I’d probably be totally wrong about how a lot of things would work out – after all, I know very little about tax law, or car repair, or payroll software, at least compared to a professional, right? Wouldn’t my best bet be to describe what I want to *accomplish*, and then let you make suggestions? Or at most, ask for your opinion about the new features I want to incorporate?

New ideas are cool, and you can find a lot of crazy stuff online. But if I’m not convinced that A) I can do it safely and professionally, and B) It’ll accomplish the purpose you want it to, I won’t do it.

4. Customer is an obvious cheapskate.

Custom bikes are not cheap. They just are not. If you’re not sure if you can afford something, just say “look, I have $X to spend, and I want to do Z – do you think we can do that?”

It’s a (semi) luxury item. If you want something cheap and functional, there are lots of mass-produced bikes out there. Pick one out and buy it. I’ve argued before that I think my bikes have long-term value that a lot of production ones don’t, but there’s plenty of room to disagree there. Bottom line is that while you don’t have to be Daddy Warbucks, if you’re really scraping to afford just a basic custom frame, you might want to save your money for another year and ride what you’ve already got in the stable, rather than trying to nickel-and-dime the builder.

5. Customer seems obsessive and has a detailed design and/or CAD drawings.

I’m not interested in building your honors thesis engineering project/bike. Nor am I interested in building from a CAD document or spec sheet unless I have some information that leads me to believe the designer knew what they were doing. Because the bottom line is that I don’t want my name on something that you don’t enjoy riding.

In some cases, my design will largely agree with what you think you need. In others, it won’t. But approaching me as if I’m a tube-welding robot isn’t a good way to start the conversation.

6. Customer has mass-emailed multiple builders.

I spent almost a decade as a copy editor and technical writer, so I can tell when I get something impersonal.
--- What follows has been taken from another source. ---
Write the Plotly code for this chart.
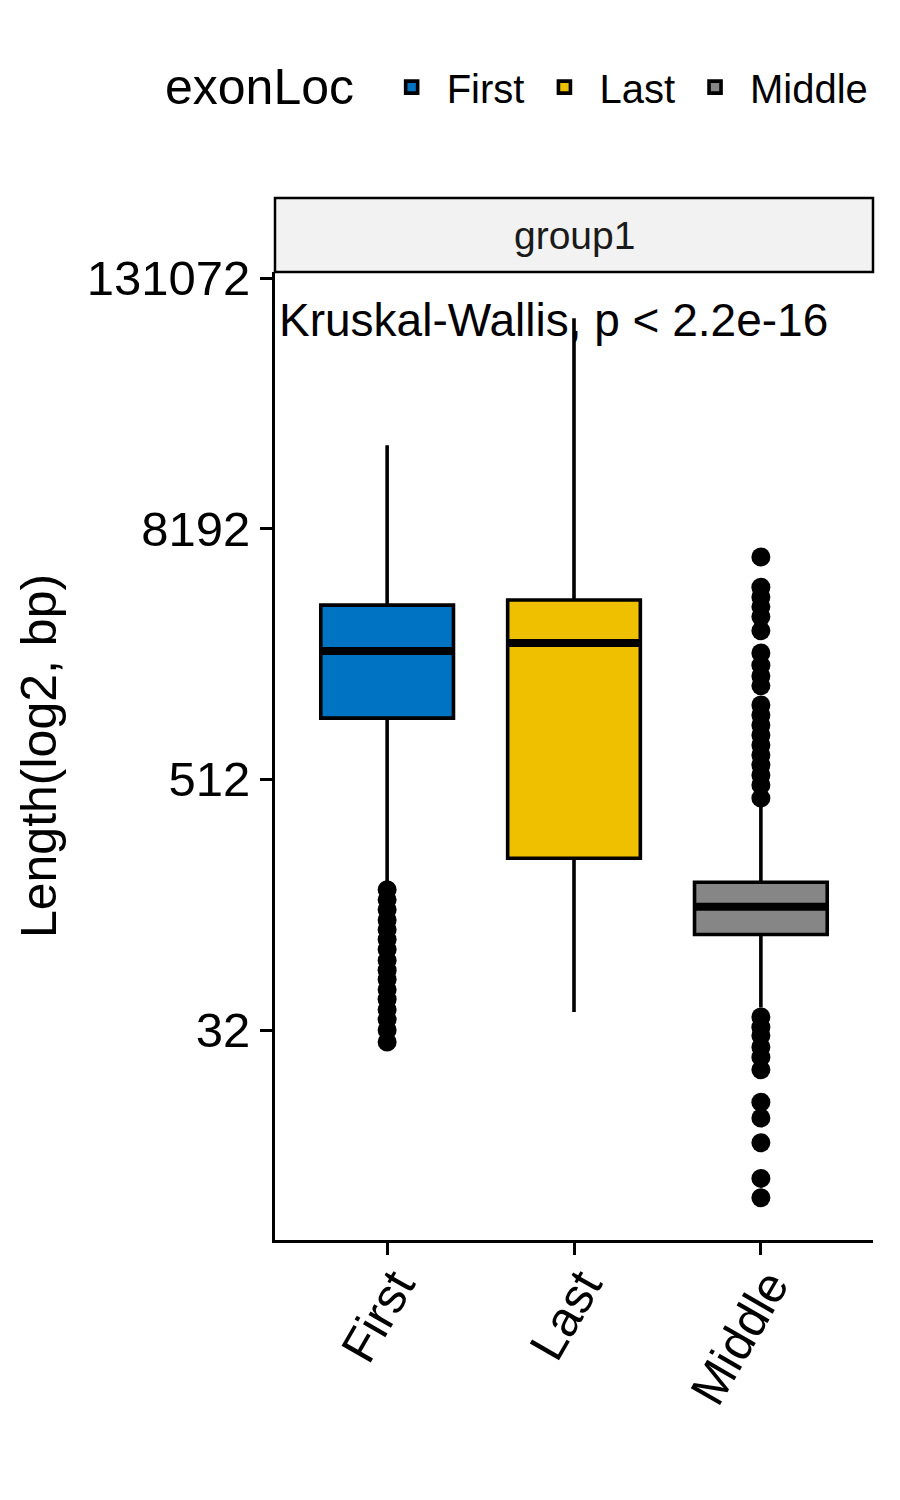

I generally don’t even answer these emails – especially since they are often combined with error #1. Once again, if you don’t want to put any effort in, run down to your LBS and buy whatever the shop guy tells you to. If, on the other hand, you want to be involved with the design and building process, and want something that is uniquely yours, be ready to spend time as well as cash.

Those are the most common signs, for me, that I don’t want to work with someone. Avoiding them doesn’t guarantee that I’ll want to build what you want to ride, of course, but it’s a good start.

Also, bringing/sending me beer is a good way to bribe me.